The difference between a law that confers powers upon parties and one that imposes a duty on parties, as highlighted by H. L. A. Hart in his work, becomes relevant in this context. The former are laws that equip one with the means to achieve their rights to the full extent, by removing any hurdles that restrained one from accessing their rights. The latter, on the other hand, are laws that prescribe a set of instructions or a code of conduct from which one cannot deviate. Power-enabling laws are of different kinds, but one facet of these laws is to create symmetry between parties who may not be on an equal footing in a transaction. For example, consumer protection laws, at the outset, do not prohibit the manufacturer from taking certain steps but rather empower the consumer to act against such actions when the actions have an unfair impact on them. Therefore, a scenario can arise wherein the consumer may very well opt not to act, and the manufacturer continues to behave as they did. In this scenario, the power-enabling law has a positive impact on the consumer’s autonomy by helping them better access it but may negatively infringe upon the manufacturer’s autonomy as they can no longer act in a certain way.
Conclusion
Most jurisdictions legislate arbitration laws in furtherance of a positive liberty understanding of party autonomy wherein they ensure they do not actively prohibit parties from taking any action, but at the same time, empower the weaker party to transact with the counterparty at an equal footing. Section 18 of the MSMED Act is rooted in a similar understanding of party autonomy.

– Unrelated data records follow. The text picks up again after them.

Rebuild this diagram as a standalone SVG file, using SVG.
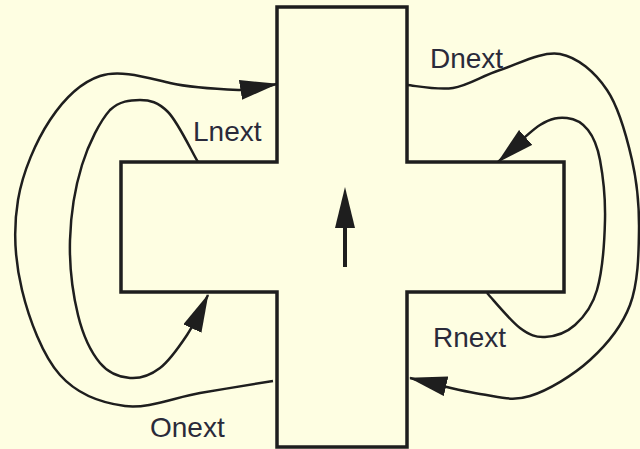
<svg xmlns="http://www.w3.org/2000/svg" width="640" height="449" viewBox="0 0 640 449">
  <style>
    .shape { fill: none; stroke: #1e1e1e; stroke-width: 3.5; stroke-linejoin: miter; }
    .conn { fill: none; stroke: #1e1e1e; stroke-width: 2.5; }
    .lbl { font-family: "Liberation Sans", Arial, sans-serif; font-size: 28px; fill: #2a2a3a; }
  </style>
  <defs>
    <marker id="ah" markerUnits="userSpaceOnUse" viewBox="0 0 38 20" refX="37" refY="10" markerWidth="38" markerHeight="20" orient="auto">
      <path d="M0,0 L38,10 L0,20 Z" fill="#1e1e1e"/>
    </marker>
  </defs>
  <rect x="0" y="0" width="640" height="449" fill="#fefee2"/>

  <g id="cross">
    <path class="shape" d="M277,7 H407 V162 H564 V292 H407 V447 H277 V292 H121 V162 H277 Z"/>
  </g>

  <g id="edge-arrow">
    <line x1="345" y1="267" x2="345" y2="222" stroke="#1e1e1e" stroke-width="4"/>
    <path d="M345,187 L355,228 L335,228 Z" fill="#1e1e1e"/>
  </g>

  <g id="connectors">
    <!-- Onext / outer left -->
    <path class="conn" marker-end="url(#ah)" d="M273,381 C260.8,383 224.7,388.8 200,393 C175.3,397.2 148.3,409 125,406 C101.7,403 77.2,394.3 60,375 C42.8,355.7 29,319.2 22,290 C15,260.8 13.3,228.3 18,200 C22.7,171.7 36.3,140.7 50,120 C63.7,99.3 80,82.7 100,76 C120,69.3 146.7,77.7 170,83 C193.3,88.3 222.2,89.3 240,90 C257.8,90.7 270.8,85 277,84"/>
    <!-- Lnext / inner left -->
    <path class="conn" marker-end="url(#ah)" d="M198,162 C192.8,153.8 178,122 168,112 C158,102 150,100 140,100 C130,100 119.7,101 110,110 C100.3,120.8 88.7,143.3 82,165 C75.3,186.7 70.7,215 70,240 C69.3,265 73,294.5 78,315 C83,335.5 91.3,352.5 100,363 C108.7,373.5 120,377.2 130,378 C140,378.8 150.5,375.2 160,368 C169.5,360.8 179,347 187,335 C195,323 204.5,302.5 208,295"/>
    <!-- Dnext / outer right -->
    <path class="conn" marker-end="url(#ah)" d="M407,85 C414.7,85.5 437.5,90.5 453,88 C468.5,85.5 482.2,75.7 500,70 C517.8,64.3 542.2,50.7 560,54 C577.8,57.3 595,72.3 607,90 C619,107.7 626.7,136.7 632,160 C637.3,183.3 639.3,205.8 639,230 C638.7,254.2 638.2,283.3 630,305 C621.8,326.7 606.7,344.8 590,360 C573.3,375.2 548.3,390.3 530,396 C511.7,401.7 500,397 480,394 C460,391 421.7,380.7 410,378"/>
    <!-- Rnext / inner right -->
    <path class="conn" marker-end="url(#ah)" d="M487,293 C492.5,298.8 510.3,320.7 520,328 C529.7,335.3 535.8,337.5 545,337 C554.2,336.5 566.3,332.8 575,325 C583.7,317.2 592,307.5 597,290 C602,272.5 604.5,241.7 605,220 C605.5,198.3 602.8,175 600,160 C597.2,145 593.5,137 588,130 C582.5,123 575,118.8 567,118 C559,117.2 551.5,117.7 540,125 C528.5,132.3 505,155.8 498,162"/>
  </g>

  <g id="labels">
    <text class="lbl" x="193" y="141">Lnext</text>
    <text class="lbl" x="430" y="68">Dnext</text>
    <text class="lbl" x="433" y="347">Rnext</text>
    <text class="lbl" x="150" y="437">Onext</text>
  </g>
</svg>
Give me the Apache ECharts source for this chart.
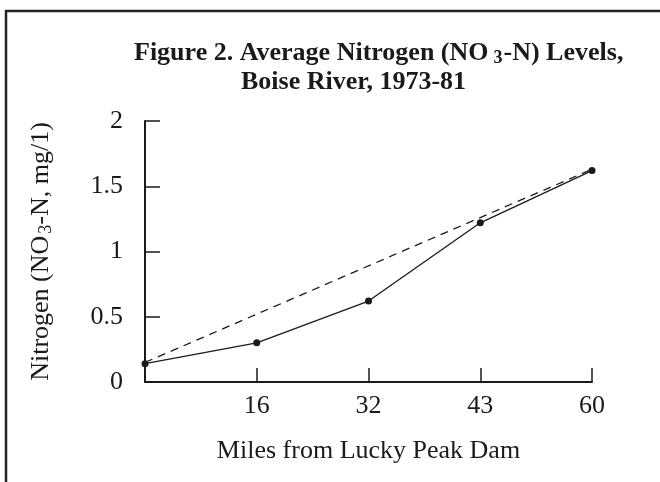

At the outset, it may seem that the SC is violating party autonomy by refusing to enforce arbitration agreements. However, this is a misunderstanding, for Section 18 does not seek to mandate parties transacting with an MSME supplier to refer their disputes only to the MSME Facilitation centre. It only enables the MSME supplier who is subjected to an arbitration agreement that either substantively or procedurally favours the buyer (this could be in the form of choosing an international institute specifically because the buyer knows the supplier will not be able to afford the proceedings before expensive institutions) to refer the dispute to a more even forum and hence enhances the autonomy of the supplier. The SC, unfortunately, in its judgment, did not engage sufficiently with these complex ideas of party autonomy and instead chose to simply use the doctrine of harmonious construction to sustain the efficacy of Section 18. It is this lack of in-depth analysis that makes the judgment look anti-party autonomy; however, on a closer view, the judgment furthers party autonomy.